**The request**
Write the material out again in full, word for word. Do not include the pictures.

**Recorded information**
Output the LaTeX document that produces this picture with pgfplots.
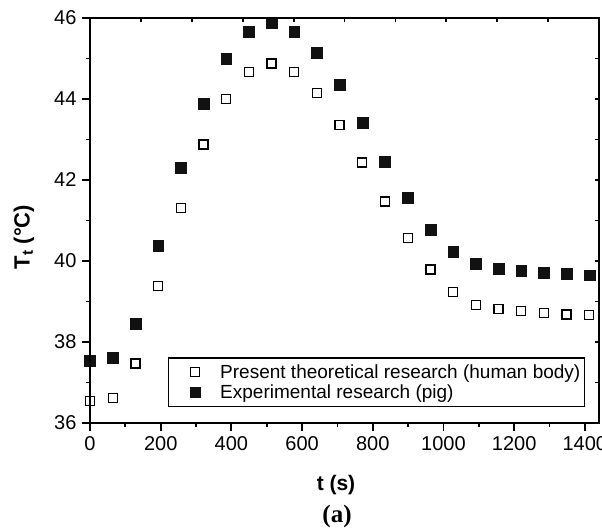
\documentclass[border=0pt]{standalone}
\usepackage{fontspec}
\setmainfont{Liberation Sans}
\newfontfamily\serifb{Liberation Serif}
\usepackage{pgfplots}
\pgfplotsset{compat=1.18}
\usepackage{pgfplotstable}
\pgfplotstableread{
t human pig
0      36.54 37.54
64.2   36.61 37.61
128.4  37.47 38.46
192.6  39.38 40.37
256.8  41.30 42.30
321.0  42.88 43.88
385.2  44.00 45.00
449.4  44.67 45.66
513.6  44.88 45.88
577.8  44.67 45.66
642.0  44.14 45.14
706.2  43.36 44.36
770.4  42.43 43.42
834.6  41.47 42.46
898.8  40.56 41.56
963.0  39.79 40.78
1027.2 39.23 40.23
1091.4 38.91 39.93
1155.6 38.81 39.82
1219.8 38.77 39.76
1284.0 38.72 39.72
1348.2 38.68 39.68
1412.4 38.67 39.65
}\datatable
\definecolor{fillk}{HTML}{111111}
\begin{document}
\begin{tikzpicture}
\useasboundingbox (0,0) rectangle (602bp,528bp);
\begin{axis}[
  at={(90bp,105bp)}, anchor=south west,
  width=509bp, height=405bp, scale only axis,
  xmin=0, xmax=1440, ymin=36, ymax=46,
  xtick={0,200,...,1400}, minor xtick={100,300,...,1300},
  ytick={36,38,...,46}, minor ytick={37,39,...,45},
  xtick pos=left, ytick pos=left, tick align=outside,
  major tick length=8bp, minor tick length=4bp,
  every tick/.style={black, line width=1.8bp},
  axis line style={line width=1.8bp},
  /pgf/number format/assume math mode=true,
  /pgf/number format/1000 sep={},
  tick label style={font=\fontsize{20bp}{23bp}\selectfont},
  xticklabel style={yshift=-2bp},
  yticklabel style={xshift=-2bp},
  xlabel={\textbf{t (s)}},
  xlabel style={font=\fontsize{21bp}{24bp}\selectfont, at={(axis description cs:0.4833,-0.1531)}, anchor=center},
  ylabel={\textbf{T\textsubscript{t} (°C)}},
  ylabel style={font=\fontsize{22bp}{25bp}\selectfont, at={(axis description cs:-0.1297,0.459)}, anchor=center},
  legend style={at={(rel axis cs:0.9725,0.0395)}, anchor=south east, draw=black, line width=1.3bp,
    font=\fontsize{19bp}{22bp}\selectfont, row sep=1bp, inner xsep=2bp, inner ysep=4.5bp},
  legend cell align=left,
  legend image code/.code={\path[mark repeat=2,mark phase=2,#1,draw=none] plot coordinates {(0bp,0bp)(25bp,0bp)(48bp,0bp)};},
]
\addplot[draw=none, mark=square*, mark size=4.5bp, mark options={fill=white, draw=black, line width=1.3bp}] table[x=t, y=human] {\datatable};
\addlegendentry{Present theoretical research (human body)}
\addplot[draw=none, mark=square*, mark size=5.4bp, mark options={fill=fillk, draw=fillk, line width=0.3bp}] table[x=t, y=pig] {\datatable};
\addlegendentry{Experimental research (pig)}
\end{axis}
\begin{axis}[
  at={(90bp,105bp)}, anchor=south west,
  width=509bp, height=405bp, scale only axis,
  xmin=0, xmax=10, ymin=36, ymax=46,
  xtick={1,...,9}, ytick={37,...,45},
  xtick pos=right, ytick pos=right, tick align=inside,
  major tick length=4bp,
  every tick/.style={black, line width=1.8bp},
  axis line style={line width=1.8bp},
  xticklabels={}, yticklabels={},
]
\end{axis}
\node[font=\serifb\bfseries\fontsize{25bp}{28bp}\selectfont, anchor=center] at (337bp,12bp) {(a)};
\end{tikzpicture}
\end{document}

**Response for this exercise**
Output the LaTeX document that produces this picture with pgfplots.
\documentclass[border=0pt]{standalone}
\usepackage{fontspec}
\setmainfont{Liberation Sans}
\newfontfamily\serifb{Liberation Serif}
\usepackage{pgfplots}
\pgfplotsset{compat=1.18}
\usepackage{pgfplotstable}
\pgfplotstableread{
t human pig
0      36.54 37.54
64.2   36.61 37.61
128.4  37.47 38.46
192.6  39.38 40.37
256.8  41.30 42.30
321.0  42.88 43.88
385.2  44.00 45.00
449.4  44.67 45.66
513.6  44.88 45.88
577.8  44.67 45.66
642.0  44.14 45.14
706.2  43.36 44.36
770.4  42.43 43.42
834.6  41.47 42.46
898.8  40.56 41.56
963.0  39.79 40.78
1027.2 39.23 40.23
1091.4 38.91 39.93
1155.6 38.81 39.82
1219.8 38.77 39.76
1284.0 38.72 39.72
1348.2 38.68 39.68
1412.4 38.67 39.65
}\datatable
\definecolor{fillk}{HTML}{111111}
\begin{document}
\begin{tikzpicture}
\useasboundingbox (0,0) rectangle (602bp,528bp);
\begin{axis}[
  at={(90bp,105bp)}, anchor=south west,
  width=509bp, height=405bp, scale only axis,
  xmin=0, xmax=1440, ymin=36, ymax=46,
  xtick={0,200,...,1400}, minor xtick={100,300,...,1300},
  ytick={36,38,...,46}, minor ytick={37,39,...,45},
  xtick pos=left, ytick pos=left, tick align=outside,
  major tick length=8bp, minor tick length=4bp,
  every tick/.style={black, line width=1.8bp},
  axis line style={line width=1.8bp},
  /pgf/number format/assume math mode=true,
  /pgf/number format/1000 sep={},
  tick label style={font=\fontsize{20bp}{23bp}\selectfont},
  xticklabel style={yshift=-2bp},
  yticklabel style={xshift=-2bp},
  xlabel={\textbf{t (s)}},
  xlabel style={font=\fontsize{21bp}{24bp}\selectfont, at={(axis description cs:0.4833,-0.1531)}, anchor=center},
  ylabel={\textbf{T\textsubscript{t} (°C)}},
  ylabel style={font=\fontsize{22bp}{25bp}\selectfont, at={(axis description cs:-0.1297,0.459)}, anchor=center},
  legend style={at={(rel axis cs:0.9725,0.0395)}, anchor=south east, draw=black, line width=1.3bp,
    font=\fontsize{19bp}{22bp}\selectfont, row sep=1bp, inner xsep=2bp, inner ysep=4.5bp},
  legend cell align=left,
  legend image code/.code={\path[mark repeat=2,mark phase=2,#1,draw=none] plot coordinates {(0bp,0bp)(25bp,0bp)(48bp,0bp)};},
]
\addplot[draw=none, mark=square*, mark size=4.5bp, mark options={fill=white, draw=black, line width=1.3bp}] table[x=t, y=human] {\datatable};
\addlegendentry{Present theoretical research (human body)}
\addplot[draw=none, mark=square*, mark size=5.4bp, mark options={fill=fillk, draw=fillk, line width=0.3bp}] table[x=t, y=pig] {\datatable};
\addlegendentry{Experimental research (pig)}
\end{axis}
\begin{axis}[
  at={(90bp,105bp)}, anchor=south west,
  width=509bp, height=405bp, scale only axis,
  xmin=0, xmax=10, ymin=36, ymax=46,
  xtick={1,...,9}, ytick={37,...,45},
  xtick pos=right, ytick pos=right, tick align=inside,
  major tick length=4bp,
  every tick/.style={black, line width=1.8bp},
  axis line style={line width=1.8bp},
  xticklabels={}, yticklabels={},
]
\end{axis}
\node[font=\serifb\bfseries\fontsize{25bp}{28bp}\selectfont, anchor=center] at (337bp,12bp) {(a)};
\end{tikzpicture}
\end{document}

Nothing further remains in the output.